The Bitterroot Valley
residents were just out of graduate school, and agreed to take the wolf
pup, with the belief the filmmaker would reclaim the wolf when the
filming was done. He didn’t, and suddenly they had a huge decision to
make.
“We thought it was not right to have a wolf as a pet, you
know have it chained up in a pen outside,” said Weide. “If we were going
to keep this wolf, we were going to have to come up with leading a
wolf-centered life.”
And so they did. The alternative was to have
Koani euthanized since having been raised in captivity, she did not have
the skills to survive in the wild.
Weide and Tucker formed an
organization called “Wild Sentry” and decided to have Koani be an
“ambassador” for education about wolves. Their lives for the next 16
years, were centered on Koani – a full-time job since wolves are social
animals. Every day, twice a day, using a 50-foot leash attached to a
climber’s harness, they took Koani on two-hour walk/runs. They gleaned
leftover game from the local butcher shop for the hundreds of pounds of
raw meat needed to feed her. They got her a dog, named Indy, for
companionship. They even built a special tunnel from the wolf’s
enclosure into part of their house.
But for all they did, they never forgot this was not the life a wolf was supposed to lead.
“Every
day being faced with the fact that we could not fulfill this animal’s
needs,” said Weide. “I think Koani led a good life in terms of being a
captive wolf. But those animals are meant to be wild and running free …

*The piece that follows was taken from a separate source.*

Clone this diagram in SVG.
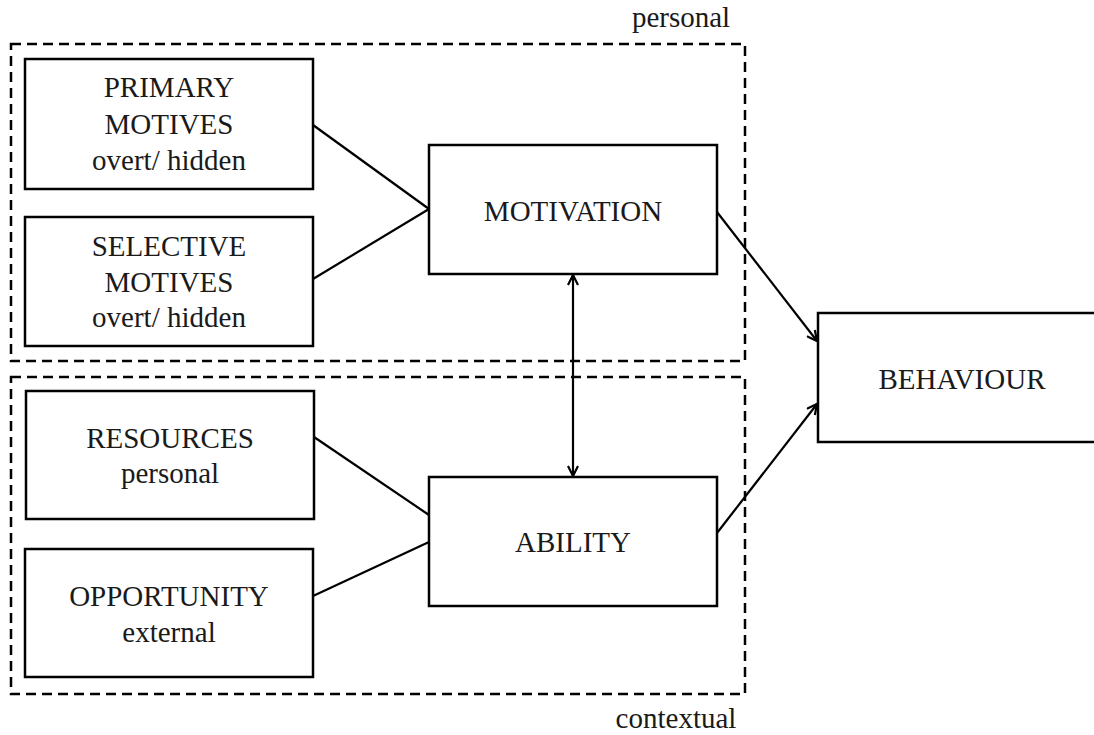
<svg xmlns="http://www.w3.org/2000/svg" width="1094" height="735" viewBox="0 0 1094 735">
<style>
.box{fill:#fff;stroke:#000;stroke-width:2.5}
.grp{fill:none;stroke:#000;stroke-width:2.5;stroke-dasharray:10 6}
.ln{fill:none;stroke:#000;stroke-width:2.2}
text{font-family:'Liberation Serif','Times New Roman','DejaVu Serif',serif;font-size:29px;fill:#1a1a1a;text-anchor:middle}
</style>
<defs>
<marker id="arr" viewBox="0 0 12 12" refX="11" refY="6" markerWidth="12" markerHeight="12" markerUnits="userSpaceOnUse" orient="auto-start-reverse">
<path d="M1,1 L11,6 L1,11" fill="none" stroke="#000" stroke-width="2.2"/>
</marker>
</defs>
<rect width="1094" height="735" fill="#fff"/>
<g id="personal-group">
<rect class="grp" x="11" y="44" width="734" height="317"/>
<text x="681" y="27" font-family="Liberation Serif, serif">personal</text>
</g>
<g id="contextual-group">
<rect class="grp" x="11" y="377" width="734" height="317"/>
<text x="676" y="728" font-family="Liberation Serif, serif">contextual</text>
</g>
<g id="connectors">
<line class="ln" x1="313" y1="125" x2="429" y2="209"/>
<line class="ln" x1="313" y1="279" x2="429" y2="209"/>
<line class="ln" x1="314" y1="437" x2="429" y2="515"/>
<line class="ln" x1="313" y1="596" x2="429" y2="542"/>
<line class="ln" x1="717" y1="212" x2="817" y2="341" marker-end="url(#arr)"/>
<line class="ln" x1="717" y1="533" x2="817" y2="404" marker-end="url(#arr)"/>
<line class="ln" x1="573" y1="275" x2="573" y2="476" marker-start="url(#arr)" marker-end="url(#arr)"/>
</g>
<g id="primary-motives">
<rect class="box" x="25" y="59" width="288" height="130"/>
<text x="169" y="97" font-family="Liberation Serif, serif">PRIMARY</text>
<text x="169" y="134" font-family="Liberation Serif, serif">MOTIVES</text>
<text x="169" y="170" font-family="Liberation Serif, serif">overt/ hidden</text>
</g>
<g id="selective-motives">
<rect class="box" x="25" y="217" width="288" height="129"/>
<text x="169" y="256" font-family="Liberation Serif, serif">SELECTIVE</text>
<text x="169" y="292" font-family="Liberation Serif, serif">MOTIVES</text>
<text x="169" y="327" font-family="Liberation Serif, serif">overt/ hidden</text>
</g>
<g id="resources">
<rect class="box" x="26" y="391" width="288" height="128"/>
<text x="170" y="448" font-family="Liberation Serif, serif">RESOURCES</text>
<text x="170" y="483" font-family="Liberation Serif, serif">personal</text>
</g>
<g id="opportunity">
<rect class="box" x="25" y="549" width="288" height="128"/>
<text x="169" y="606" font-family="Liberation Serif, serif">OPPORTUNITY</text>
<text x="169" y="642" font-family="Liberation Serif, serif">external</text>
</g>
<g id="motivation">
<rect class="box" x="429" y="145" width="288" height="129"/>
<text x="573" y="221" font-family="Liberation Serif, serif">MOTIVATION</text>
</g>
<g id="ability">
<rect class="box" x="429" y="477" width="288" height="129"/>
<text x="573" y="552" font-family="Liberation Serif, serif">ABILITY</text>
</g>
<g id="behaviour">
<rect class="box" x="818" y="313" width="290" height="129"/>
<text x="962" y="389" font-family="Liberation Serif, serif">BEHAVIOUR</text>
</g>
</svg>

they’re meant to be chasing elk and deer and being out there in the
wild.”
Weide, Tucker and Indy the dog became Koani’s “pack,” but
they were never under any illusion she could be domesticated. Weide says
they lived by her rules, because she wasn’t going to live by theirs.
They
took Koani to hundreds of schools and community organizations, so kids
and adults could see a real wolf, likely for the first time. They even
made an appearance at the American Museum of Natural History in New York
City and the Smithsonian National Museum of Natural History.
“But
the real power of Koani was that these people had the opportunity to
look a real wolf in the eye,” said Weide, “and seldom did Koani ever
live up to what a wolf should be in their imagination. … For them just
to see this animal had a real impact on them gaining a new understanding
of what wolves really are.”
Weide and Tucker took many videos
documenting their life with Koani – scenes of Tucker and Koani howling
together, Koani pulling them on skis, and Koani snarling menacingly when
they did something she didn’t like. These videos form the fascinating
nucleus of Rob Whitehair’s new documentary.
The film also has real
and re-enacted scenes of wolf opponents at public meetings on the
controversial reintroduction of wolves into Montana and Idaho – a
controversy that has not diminished. Whitehair says he wanted to make
the film in part to show the power of stories in our lives – and to
question stories that show wolves as either demon or deity.
Weide says Koani proved they are neither. Yet he remains conflicted about their life together.
“Koani
very literally stands as this symbol of the wild, and yet here she is
in this captive life,” said Weide. “And I hope that makes viewers
uncomfortable, because it made Pat and I uncomfortable for 16 years. But
I like to think good came from that.”
Like other good
documentaries, “True Wolf” raises as many questions as it answers,
especially about the boundaries of our contemporary relationships with
wild animals.
And you won’t soon forget the ending.